# DIRECTIVE
State only how many lines below include the string "this".

# Collected data
____________

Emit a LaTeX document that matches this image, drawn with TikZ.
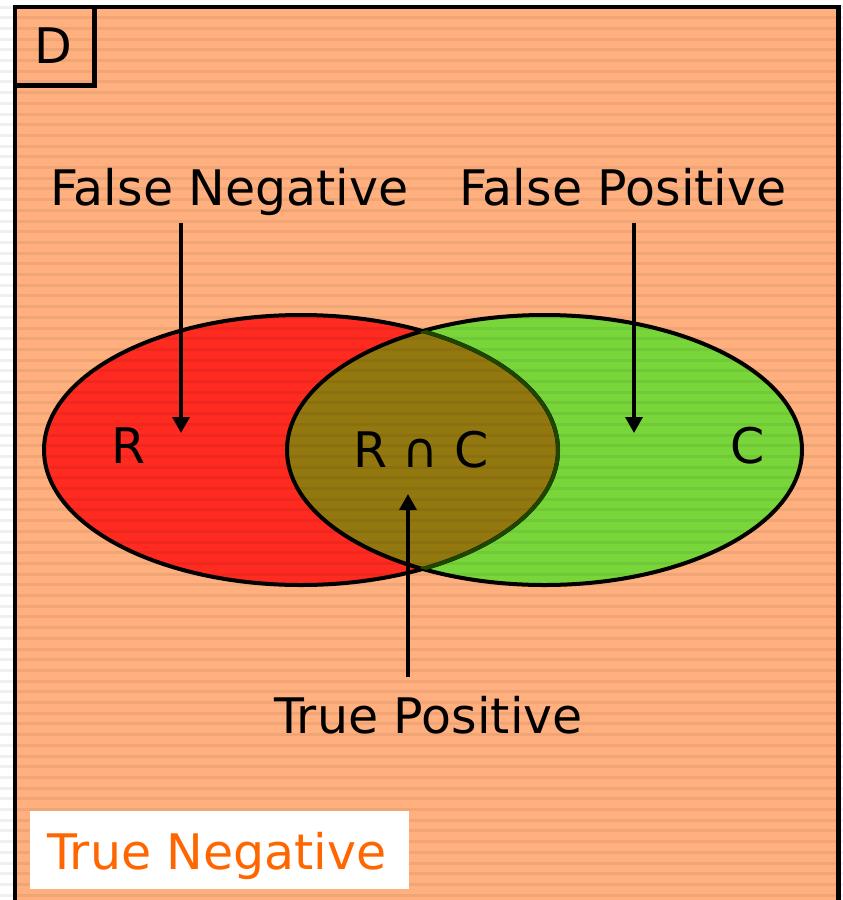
\documentclass[tikz,border=0pt]{standalone}
\usepackage{fontspec}
\setmainfont{DejaVu Sans}
\usepackage{tikz}
\usetikzlibrary{positioning,arrows.meta}

\definecolor{bgorange}{HTML}{FFB07E}
\definecolor{setR}{HTML}{FF2A20}
\definecolor{setC}{HTML}{78D63A}
\definecolor{setRC}{HTML}{937810}
\definecolor{rimRC}{HTML}{1E4600}
\definecolor{tnorange}{HTML}{FF6600}

\begin{document}
\begin{tikzpicture}[y=-1pt,x=1pt,
    lbl/.style={font=\fontsize{49}{58}\selectfont,inner sep=0pt,anchor=base west},
    rim/.style={line width=4pt},
    ptr/.style={line width=3.5pt,-{Triangle[width=17pt,length=16pt]}},
    stripe/.style={black,opacity=0.06,line width=3pt}]
  \useasboundingbox (0,0) rectangle (843,900);
  \fill[white] (0,0) rectangle (843,900);
  % universe D
  \fill[bgorange] (15,7) rectangle (838.7,900);
  % the two sets and their overlap
  \fill[setR] (301,450) ellipse [x radius=257pt,y radius=135pt];
  \fill[setC] (544.5,450) ellipse [x radius=257.5pt,y radius=135pt];
  \begin{scope}
    \clip (301,450) ellipse [x radius=257pt,y radius=135pt];
    \fill[setRC] (544.5,450) ellipse [x radius=257.5pt,y radius=135pt];
  \end{scope}
  % scan lines
  \foreach \k in {0,...,83} \draw[stripe] (0,{7+10.7*\k}) -- (843,{7+10.7*\k});
  \fill[white] (30,811) rectangle (409,889);
  % outlines
  \draw[rim] (301,450) ellipse [x radius=257pt,y radius=135pt];
  \draw[rim] (544.5,450) ellipse [x radius=257.5pt,y radius=135pt];
  \begin{scope}
    \clip (544.5,450) ellipse [x radius=257.5pt,y radius=135pt];
    \draw[rim,rimRC] (301,450) ellipse [x radius=257pt,y radius=135pt];
  \end{scope}
  \draw[line width=4.5pt] (15,900) -- (15,7) -- (838.7,7) -- (838.7,900);
  \draw[line width=4.5pt] (15,7) rectangle (94.5,85.5);
  % labels
  \node[lbl,anchor=center] (dlbl) at (53,46) {D};
  \node[lbl] (fneg) at (50,205) {False Negative};
  \node[lbl] (fpos) at (459,205) {False Positive};
  \node[lbl] (rlbl) at (111,463) {R};
  \node[lbl] (rclbl) at (353,467) {R ∩ C};
  \node[lbl] (clbl) at (730,463) {C};
  \node[lbl] (tpos) at (274,733) {True Positive};
  \node[lbl,text=tnorange] (tneg) at (47,869) {True Negative};
  % pointers
  \coordinate (fnTail) at (181,223);
  \coordinate (fnTip) at (181,433);
  \coordinate (fpTail) at (634,223);
  \coordinate (fpTip) at (634,433);
  \coordinate (tpTail) at (408,677);
  \coordinate (tpTip) at (408,494);
  \draw[ptr] (fnTail) -- (fnTip);
  \draw[ptr] (fpTail) -- (fpTip);
  \draw[ptr] (tpTail) -- (tpTip);
\end{tikzpicture}
\end{document}
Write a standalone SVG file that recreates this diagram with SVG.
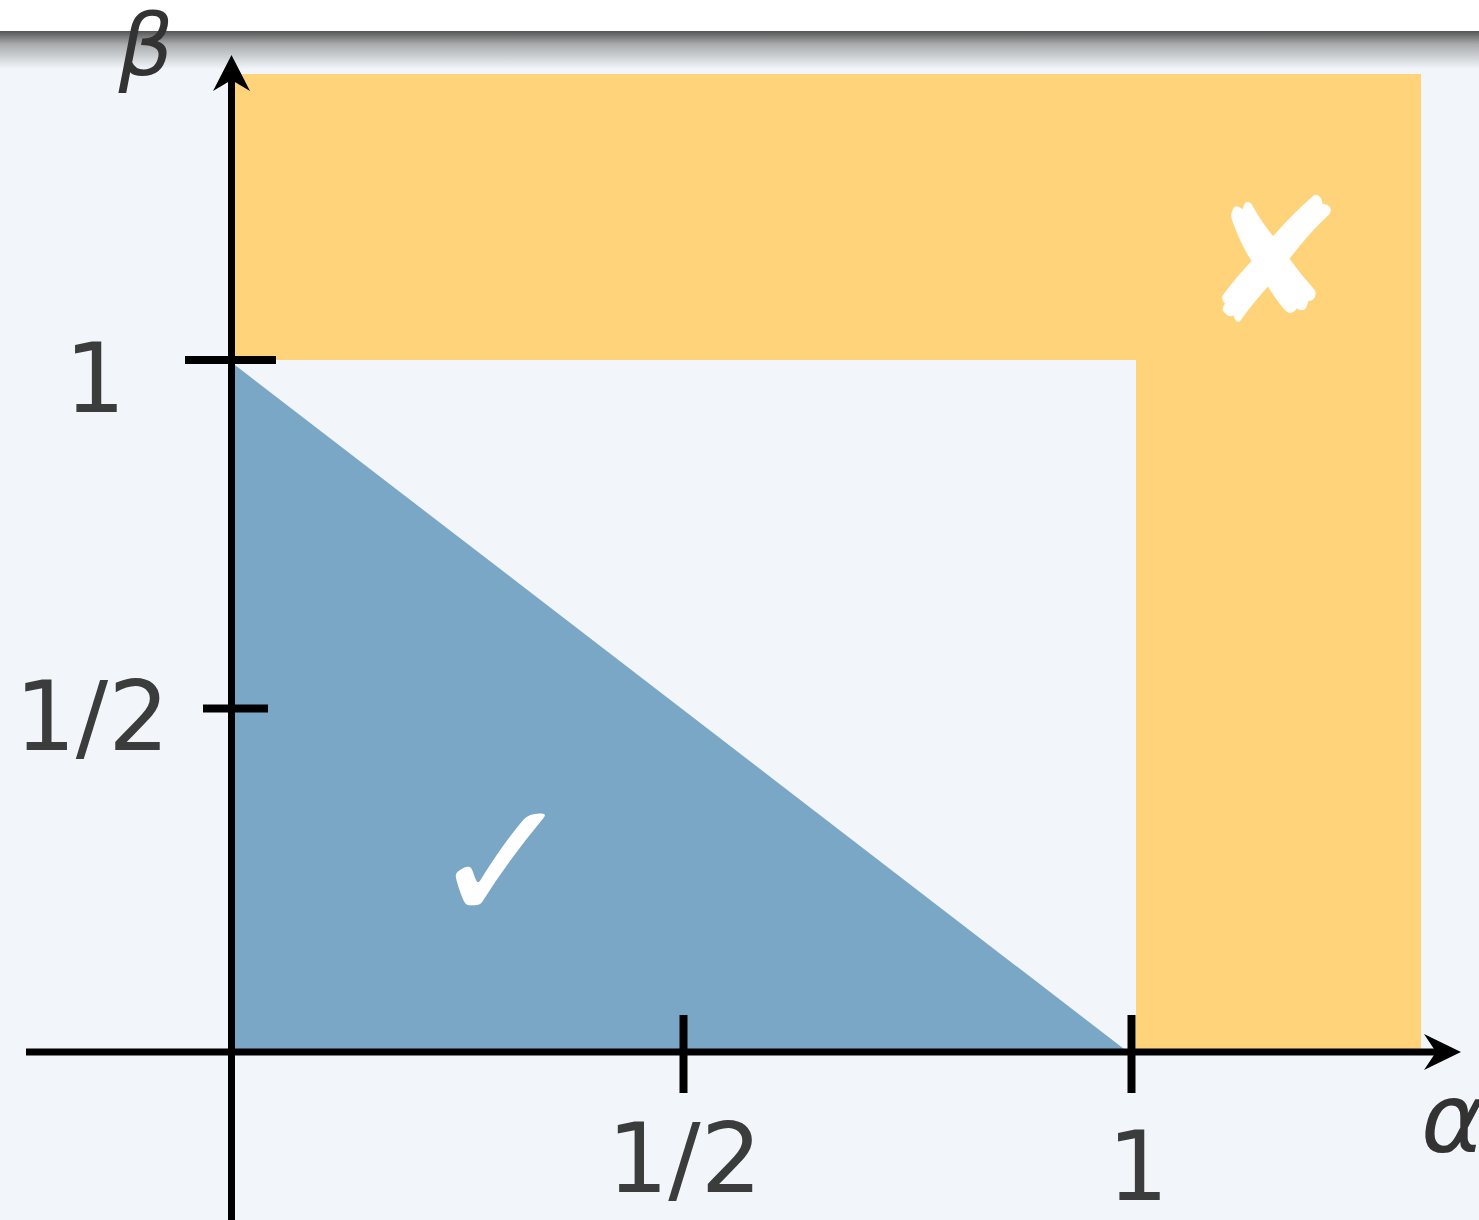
<svg xmlns="http://www.w3.org/2000/svg" width="1479" height="1220" viewBox="0 0 1479 1220">
<defs>
<linearGradient id="shadow" x1="0" y1="0" x2="0" y2="1">
<stop offset="0" stop-color="#555555"/>
<stop offset="0.35" stop-color="#a9abad"/>
<stop offset="1" stop-color="#f2f6fa"/>
</linearGradient>
</defs>
<style>
.lbl{font-family:"DejaVu Sans",sans-serif;font-size:96px;fill:#3b3c3c}
.greek{font-family:"DejaVu Sans",sans-serif;font-style:italic;fill:#333333}
.axis{stroke:#000;stroke-width:7;fill:none}
.tick{stroke:#000;stroke-width:8;fill:none}
.mark{font-family:"DejaVu Sans",sans-serif;fill:#ffffff}
</style>
<rect x="0" y="0" width="1479" height="1220" fill="#f2f6fa"/>
<rect x="0" y="0" width="1479" height="31" fill="#ffffff"/>
<rect x="0" y="31" width="1479" height="38" fill="url(#shadow)"/>
<g id="region-fail">
<path d="M235,74 H1421 V1049 H1136 V360 H235 Z" fill="#fed37a"/>
<text class="mark" x="1273" y="322" font-size="172" text-anchor="middle">✘</text>
</g>
<g id="region-ok">
<path d="M231,362 L231,1052 L1128,1052 Z" fill="#7ba7c7"/>
<text class="mark" x="502" y="922" font-size="172" text-anchor="middle">✓</text>
</g>
<g id="connectors">
<line class="axis" x1="231.5" y1="1220" x2="231.5" y2="80"/>
<path d="M231.5,55 L213,91 L231.5,80 L250,91 Z" fill="#000"/>
<line class="axis" x1="26" y1="1052" x2="1436" y2="1052"/>
<path d="M1461,1052 L1424,1034 L1436,1052 L1424,1070 Z" fill="#000"/>
<line class="tick" x1="185" y1="360" x2="276" y2="360"/>
<line class="tick" x1="203" y1="708.5" x2="268" y2="708.5"/>
<line class="tick" x1="683.5" y1="1015" x2="683.5" y2="1093"/>
<line class="tick" x1="1131.5" y1="1015" x2="1131.5" y2="1093"/>
</g>
<g id="labels">
<text class="lbl" x="95" y="412" text-anchor="middle">1</text>
<text class="lbl" x="92" y="750" text-anchor="middle">1/2</text>
<text class="lbl" x="684.5" y="1192" text-anchor="middle">1/2</text>
<text class="lbl" x="1138" y="1200" text-anchor="middle">1</text>
<text class="greek" x="146" y="75" font-size="86" text-anchor="middle">β</text>
<text class="greek" x="1421" y="1152" font-size="96">α</text>
</g>
</svg>
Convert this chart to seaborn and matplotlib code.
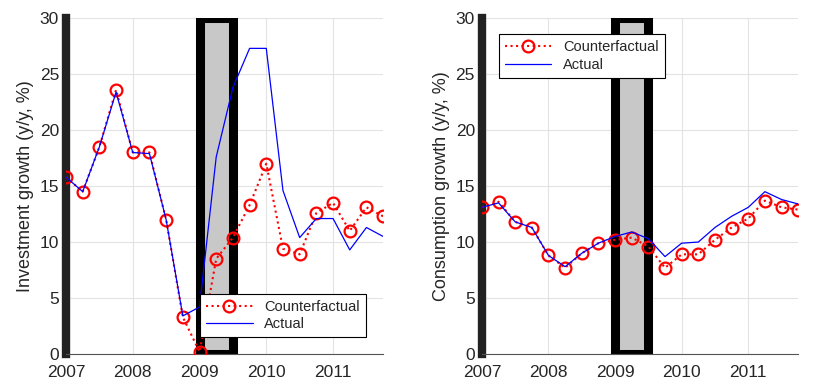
import numpy as np
import matplotlib
matplotlib.use("Agg")
import matplotlib.pyplot as plt
from matplotlib.patches import Rectangle
import seaborn as sns

quarters = [2007.0, 2007.25, 2007.5, 2007.75, 2008.0, 2008.25, 2008.5, 2008.75,
            2009.0, 2009.25, 2009.5, 2009.75, 2010.0, 2010.25, 2010.5, 2010.75,
            2011.0, 2011.25, 2011.5, 2011.75]

inv_counterfactual = [15.8, 14.5, 18.5, 23.6, 18.0, 18.0, 12.0, 3.3,
                      0.2, 8.5, 10.4, 13.3, 17.0, 9.4, 8.9, 12.6,
                      13.5, 11.0, 13.1, 12.3]
inv_actual = [15.8, 14.5, 18.5, 23.4, 18.0, 17.9, 12.0, 3.4,
              4.2, 17.6, 23.8, 27.3, 27.3, 14.6, 10.4, 12.1,
              12.1, 9.3, 11.3, 10.5]

cons_counterfactual = [13.1, 13.6, 11.8, 11.3, 8.8, 7.7, 9.0, 9.9,
                       10.2, 10.4, 9.6, 7.7, 8.9, 8.9, 10.2, 11.3,
                       12.1, 13.7, 13.1, 12.9]
cons_actual = [13.1, 13.5, 11.8, 11.3, 8.8, 7.8, 9.0, 9.9,
               10.5, 10.9, 10.3, 8.7, 9.9, 10.0, 11.3, 12.3,
               13.1, 14.5, 13.8, 13.4]

recession = (2009.0, 2009.5)
year_ticks = [2007, 2008, 2009, 2010, 2011]
y_ticks = [0, 5, 10, 15, 20, 25, 30]

sns.set_style("whitegrid")
plt.rcParams['font.family'] = ['Liberation Sans', 'DejaVu Sans']

fig = plt.figure(figsize=(8.28, 3.91), dpi=100)
ax1 = fig.add_axes([0.0797, 0.0946, 0.383, 0.859])
ax2 = fig.add_axes([0.582, 0.0946, 0.382, 0.859])

panels = [
    (ax1, inv_counterfactual, inv_actual, "Investment growth (y/y, %)",
     dict(loc="lower left", bbox_to_anchor=(0.423, 0.05))),
    (ax2, cons_counterfactual, cons_actual, "Consumption growth (y/y, %)",
     dict(loc="upper left", bbox_to_anchor=(0.054, 0.952))),
]

for ax, cf, act, ylab, legkw in panels:
    # recession band
    box = Rectangle((recession[0], 0), recession[1] - recession[0], 30,
                    facecolor="#c8c8c8", edgecolor="black", linewidth=6.5,
                    joinstyle="round", zorder=1.5)
    ax.add_patch(box)

    sns.lineplot(x=quarters, y=cf, ax=ax, color="red", linestyle=":",
                 linewidth=1.5, marker="o", markersize=8.5,
                 markerfacecolor="none", markeredgecolor="red",
                 markeredgewidth=1.6, label="Counterfactual", zorder=3)
    sns.lineplot(x=quarters, y=act, ax=ax, color="blue", linewidth=0.9,
                 label="Actual", zorder=3)

    ax.set_xlim(2007, 2011.75)
    ax.set_ylim(0, 30)
    ax.set_xticks(year_ticks)
    ax.set_yticks(y_ticks)
    ax.set_ylabel(ylab, fontsize=13, color="#262626", labelpad=4)
    ax.grid(True, color="#e3e3e3", linewidth=0.8)
    ax.set_axisbelow(True)

    for s in ["top", "right"]:
        ax.spines[s].set_visible(False)
    ax.spines["left"].set_color("#222222")
    ax.spines["left"].set_linewidth(6)
    ax.spines["left"].set_zorder(2)
    ax.spines["bottom"].set_color("#555555")
    ax.spines["bottom"].set_linewidth(0.8)
    ax.tick_params(axis="y", labelsize=12.5, colors="#262626",
                   direction="in", length=5, width=3, pad=5)
    ax.tick_params(axis="x", labelsize=12.5, colors="#262626",
                   direction="in", width=0.8, length=3, pad=8)

    leg = ax.legend(fontsize=10.5, frameon=True, fancybox=False,
                    edgecolor="black", framealpha=1, borderpad=0.4,
                    labelspacing=0.25, handlelength=3.2, borderaxespad=0,
                    **legkw)
    leg.get_frame().set_linewidth(0.8)
    leg.set_zorder(5)

fig.savefig("out.png", dpi=100)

____________

# THE RESPONSE
3